Shadowy Syrian Opposition Group Kidnaps United Nations Peacekeepers

syriaKurt Nimmo

In a move that may give Israel a pretext to cross a United Nations buffer zone in Syria, a shadowy Syrian rebel group armed with weapons provided by Saudi Arabia and Qatar has kidnapped 21 Filipino United Nation peacekeepers.

The peacekeepers are part of a force monitoring a cease-fire between Israel and Syria in the Golan Heights, an area of Syria occupied by Israel during the Six Day War in 1967. Israel and Syria are technically still at war. Israel removed Syrians from the Golan and began moving in Israel settlers in the 1970s.

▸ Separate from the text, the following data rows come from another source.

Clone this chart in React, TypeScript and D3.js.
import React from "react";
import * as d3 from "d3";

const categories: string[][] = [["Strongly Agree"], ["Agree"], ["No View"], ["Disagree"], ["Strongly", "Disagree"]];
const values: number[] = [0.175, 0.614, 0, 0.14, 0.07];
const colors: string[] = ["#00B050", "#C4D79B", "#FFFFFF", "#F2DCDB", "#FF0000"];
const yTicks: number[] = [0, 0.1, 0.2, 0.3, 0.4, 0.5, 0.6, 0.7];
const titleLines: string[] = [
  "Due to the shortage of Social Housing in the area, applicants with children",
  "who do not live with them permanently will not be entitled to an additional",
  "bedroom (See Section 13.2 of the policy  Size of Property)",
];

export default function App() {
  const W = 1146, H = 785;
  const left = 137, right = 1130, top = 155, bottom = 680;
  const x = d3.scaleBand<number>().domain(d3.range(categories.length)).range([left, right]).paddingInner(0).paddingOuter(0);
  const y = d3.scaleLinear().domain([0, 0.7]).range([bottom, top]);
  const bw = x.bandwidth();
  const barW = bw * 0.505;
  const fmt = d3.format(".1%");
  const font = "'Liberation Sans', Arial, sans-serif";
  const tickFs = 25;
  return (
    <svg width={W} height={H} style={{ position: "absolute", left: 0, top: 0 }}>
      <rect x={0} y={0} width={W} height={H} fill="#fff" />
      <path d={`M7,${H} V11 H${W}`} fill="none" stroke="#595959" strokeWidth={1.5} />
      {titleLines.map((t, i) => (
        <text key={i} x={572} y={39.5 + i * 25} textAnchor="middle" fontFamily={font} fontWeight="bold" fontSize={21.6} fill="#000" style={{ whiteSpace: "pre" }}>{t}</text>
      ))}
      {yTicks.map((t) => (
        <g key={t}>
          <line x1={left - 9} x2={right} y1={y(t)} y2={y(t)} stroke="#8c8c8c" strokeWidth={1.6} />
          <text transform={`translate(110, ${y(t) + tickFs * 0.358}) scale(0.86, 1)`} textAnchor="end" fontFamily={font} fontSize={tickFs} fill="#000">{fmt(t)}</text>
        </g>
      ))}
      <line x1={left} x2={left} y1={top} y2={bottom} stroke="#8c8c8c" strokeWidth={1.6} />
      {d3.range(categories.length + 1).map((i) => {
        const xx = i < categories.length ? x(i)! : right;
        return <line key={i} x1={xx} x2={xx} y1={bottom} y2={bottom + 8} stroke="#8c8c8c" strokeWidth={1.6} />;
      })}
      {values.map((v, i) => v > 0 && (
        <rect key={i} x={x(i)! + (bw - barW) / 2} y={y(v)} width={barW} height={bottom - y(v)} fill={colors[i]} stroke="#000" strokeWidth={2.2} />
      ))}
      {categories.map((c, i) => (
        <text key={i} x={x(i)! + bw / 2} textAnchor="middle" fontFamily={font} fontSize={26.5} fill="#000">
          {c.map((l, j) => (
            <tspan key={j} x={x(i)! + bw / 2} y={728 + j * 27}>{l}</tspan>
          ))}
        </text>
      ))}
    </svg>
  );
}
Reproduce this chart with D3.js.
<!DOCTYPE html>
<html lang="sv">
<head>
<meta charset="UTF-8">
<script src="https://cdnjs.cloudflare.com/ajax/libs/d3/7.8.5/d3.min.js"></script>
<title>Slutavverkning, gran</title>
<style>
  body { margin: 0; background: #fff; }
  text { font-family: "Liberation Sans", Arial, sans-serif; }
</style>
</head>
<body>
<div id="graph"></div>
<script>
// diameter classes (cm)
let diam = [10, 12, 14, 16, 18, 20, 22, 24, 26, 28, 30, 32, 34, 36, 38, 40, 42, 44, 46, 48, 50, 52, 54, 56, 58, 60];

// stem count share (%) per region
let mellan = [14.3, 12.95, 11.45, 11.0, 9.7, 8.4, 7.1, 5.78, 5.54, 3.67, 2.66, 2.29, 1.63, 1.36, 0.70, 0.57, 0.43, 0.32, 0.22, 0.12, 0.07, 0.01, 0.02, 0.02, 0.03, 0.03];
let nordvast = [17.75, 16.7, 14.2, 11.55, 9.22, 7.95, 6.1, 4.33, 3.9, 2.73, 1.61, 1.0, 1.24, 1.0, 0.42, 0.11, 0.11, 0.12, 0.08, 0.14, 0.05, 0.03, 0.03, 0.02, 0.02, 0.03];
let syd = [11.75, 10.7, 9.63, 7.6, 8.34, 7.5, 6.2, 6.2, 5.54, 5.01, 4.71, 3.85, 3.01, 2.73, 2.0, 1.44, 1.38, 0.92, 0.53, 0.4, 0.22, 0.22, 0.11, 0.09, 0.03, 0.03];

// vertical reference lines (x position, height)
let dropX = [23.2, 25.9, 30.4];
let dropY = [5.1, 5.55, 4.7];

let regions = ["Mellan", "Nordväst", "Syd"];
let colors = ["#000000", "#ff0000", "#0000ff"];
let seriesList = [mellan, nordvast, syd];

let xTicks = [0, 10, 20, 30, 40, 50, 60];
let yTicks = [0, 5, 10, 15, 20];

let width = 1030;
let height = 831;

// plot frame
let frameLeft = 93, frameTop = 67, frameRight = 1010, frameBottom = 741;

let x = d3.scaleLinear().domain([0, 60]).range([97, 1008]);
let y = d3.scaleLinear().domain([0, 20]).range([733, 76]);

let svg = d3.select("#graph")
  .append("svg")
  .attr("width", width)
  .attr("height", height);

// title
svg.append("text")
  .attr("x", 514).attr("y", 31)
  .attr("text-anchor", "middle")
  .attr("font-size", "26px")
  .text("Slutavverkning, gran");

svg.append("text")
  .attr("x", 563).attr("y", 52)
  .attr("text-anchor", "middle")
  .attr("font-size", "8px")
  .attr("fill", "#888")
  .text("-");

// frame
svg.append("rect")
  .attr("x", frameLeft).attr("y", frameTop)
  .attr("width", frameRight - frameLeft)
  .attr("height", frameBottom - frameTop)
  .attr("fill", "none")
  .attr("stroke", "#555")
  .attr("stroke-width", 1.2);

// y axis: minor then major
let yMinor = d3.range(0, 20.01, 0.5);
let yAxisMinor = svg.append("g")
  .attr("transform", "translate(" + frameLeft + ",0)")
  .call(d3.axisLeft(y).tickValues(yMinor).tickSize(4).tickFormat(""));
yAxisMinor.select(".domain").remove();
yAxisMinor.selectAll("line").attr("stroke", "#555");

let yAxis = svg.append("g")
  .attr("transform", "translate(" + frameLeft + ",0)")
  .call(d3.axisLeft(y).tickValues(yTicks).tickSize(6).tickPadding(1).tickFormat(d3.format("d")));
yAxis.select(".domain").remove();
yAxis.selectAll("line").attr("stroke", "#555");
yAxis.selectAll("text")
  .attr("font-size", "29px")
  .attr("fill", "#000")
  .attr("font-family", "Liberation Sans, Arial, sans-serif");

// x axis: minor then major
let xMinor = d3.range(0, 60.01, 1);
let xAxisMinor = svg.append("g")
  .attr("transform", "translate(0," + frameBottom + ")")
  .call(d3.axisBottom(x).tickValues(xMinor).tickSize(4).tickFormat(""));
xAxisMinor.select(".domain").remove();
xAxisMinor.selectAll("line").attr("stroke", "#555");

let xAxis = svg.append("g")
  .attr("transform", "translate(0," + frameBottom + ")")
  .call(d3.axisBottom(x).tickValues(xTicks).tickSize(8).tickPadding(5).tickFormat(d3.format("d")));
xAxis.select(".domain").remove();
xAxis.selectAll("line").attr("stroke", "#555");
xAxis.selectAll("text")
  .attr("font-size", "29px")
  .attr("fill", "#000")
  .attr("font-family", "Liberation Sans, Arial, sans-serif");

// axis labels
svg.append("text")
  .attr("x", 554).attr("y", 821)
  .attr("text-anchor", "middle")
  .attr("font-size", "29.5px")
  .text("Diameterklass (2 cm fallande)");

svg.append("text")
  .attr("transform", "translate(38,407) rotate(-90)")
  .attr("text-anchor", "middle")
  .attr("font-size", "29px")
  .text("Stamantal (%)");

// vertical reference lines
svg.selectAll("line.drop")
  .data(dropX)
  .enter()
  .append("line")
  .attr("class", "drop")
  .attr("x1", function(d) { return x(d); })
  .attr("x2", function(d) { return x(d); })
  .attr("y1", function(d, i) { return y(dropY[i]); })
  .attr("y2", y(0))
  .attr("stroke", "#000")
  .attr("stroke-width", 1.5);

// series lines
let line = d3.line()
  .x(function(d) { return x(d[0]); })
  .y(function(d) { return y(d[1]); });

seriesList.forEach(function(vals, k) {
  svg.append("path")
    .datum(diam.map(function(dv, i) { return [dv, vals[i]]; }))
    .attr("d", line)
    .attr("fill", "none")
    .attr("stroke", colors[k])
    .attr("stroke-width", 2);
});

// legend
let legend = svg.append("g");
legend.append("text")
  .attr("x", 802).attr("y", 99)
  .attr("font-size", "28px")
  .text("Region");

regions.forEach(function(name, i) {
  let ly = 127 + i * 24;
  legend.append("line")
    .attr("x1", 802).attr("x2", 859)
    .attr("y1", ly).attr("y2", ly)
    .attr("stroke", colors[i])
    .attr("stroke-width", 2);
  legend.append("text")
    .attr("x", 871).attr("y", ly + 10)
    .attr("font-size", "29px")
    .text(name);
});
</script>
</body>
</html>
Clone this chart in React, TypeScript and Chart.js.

In 1980, the Israeli people voted to annex the Golan Heights.

“The UN observers were on a regular supply mission and were stopped near Observation Post 58, which had sustained damage and was evacuated this past weekend following heavy combat in close proximity, at Al Jamlah,” the United Nations said in a statement released at its headquarters in New York.

The group, identifying itself as the Martyrs of Yarmouk Brigades, said in a video (above) posted to Youtube, it will hold the United Nations soldiers until the Syrian government removes troops from the area.

On Thursday, the group fought battles with the Syrian army in the southern province of Daraa near the Golan Heights, said Rami Abdul-Rahman, the director of the Britain-based Syrian Observatory for Human Rights. He said the fighting was occurring near the Syrian village of Jamlah where the Martyrs of Yarmouk Brigades Wednesday kidnapped the 21 U.N. peacekeepers from the Philippines.

“We demand a full retreat of all of [Syrian President Bashar] Assad’s forces from Jamlah and the Daraa province,” the rebel spokesman states in the video, according to a translation provided by the Israeli websites Israel Hayom and Yedioth Internet. “The Syrian military has been bombing the village relentlessly and those that are helping them are the U.N… If no withdrawal is made within 24 hours we will treat them as prisoners,”

“The Yarmouk Brigades, like many rebel fighting units, contain radical jihadists or members otherwise hostile to the non-Muslim states and those supportive of the Assad regime,” writes Daniel Nisman, who is an intelligence manager at a geopolitical risk consulting firm in Tel Aviv, Israel. “In the past, these groups have staged kidnappings or targeted foreign interests believed to be affiliated with the Assad regime, primarily from Iran, Lebanon, and Russia.”

The United Nations, however, has had a contentious relationship with the al-Assad regime.

According to the French news service AFP, Israel has expressed concern over the presence of the Martyrs of Yarmouk Brigades and other Syrian government opposition groups dominated by al-Qaeda in the area.

“This kidnapping is likely to convince countries which participate in this force to bring their troops home, which would undoubtedly create a dangerous vacuum in no man’s land on the Golan,” an anonymous Israeli official told AFP. “Since its creation, this force has fulfilled its mission which was to keep the peace.”

According to the Yedioth news website, the Israel Defense Force has “expressed concerns in the past year relating to the extremely dangerous nature of the Hauran area, some 3 kilometers from IDF posts. Rebels in the area are affiliated with Global Jihad and al-Qaeda who might be planning an infiltration into Israel.”

Israeli officials also said they are concerned the United Nations may abandon its mission in the Golan. “We certainly hope that the UN will keep its commitment to help keep the ceasefire in the Golan Heights. It’s been a cornerstone of regional peace since 1974,” an Israeli government official told The Times of Israel on Thursday.

It remains to be seen if Israel will use the latest development in the Golan Heights to push beyond the United Nations Disengagement Observer Force buffer zone established in 1971. Israel has repeatedly violated United Nations Security Council Resolution 1701 intended to resolve the 2006 Israel-Lebanon conflict by entering the nation’s airspace and breaking sound barriers over villages in southern Lebanon. In addition, during the war, Israel attacked United Nations outposts in Lebanon on numerous occasions. In August of that year, the IDF shelled a United Nations Truce Supervision Organization patrol base in Khiyam, killing four peacekeepers.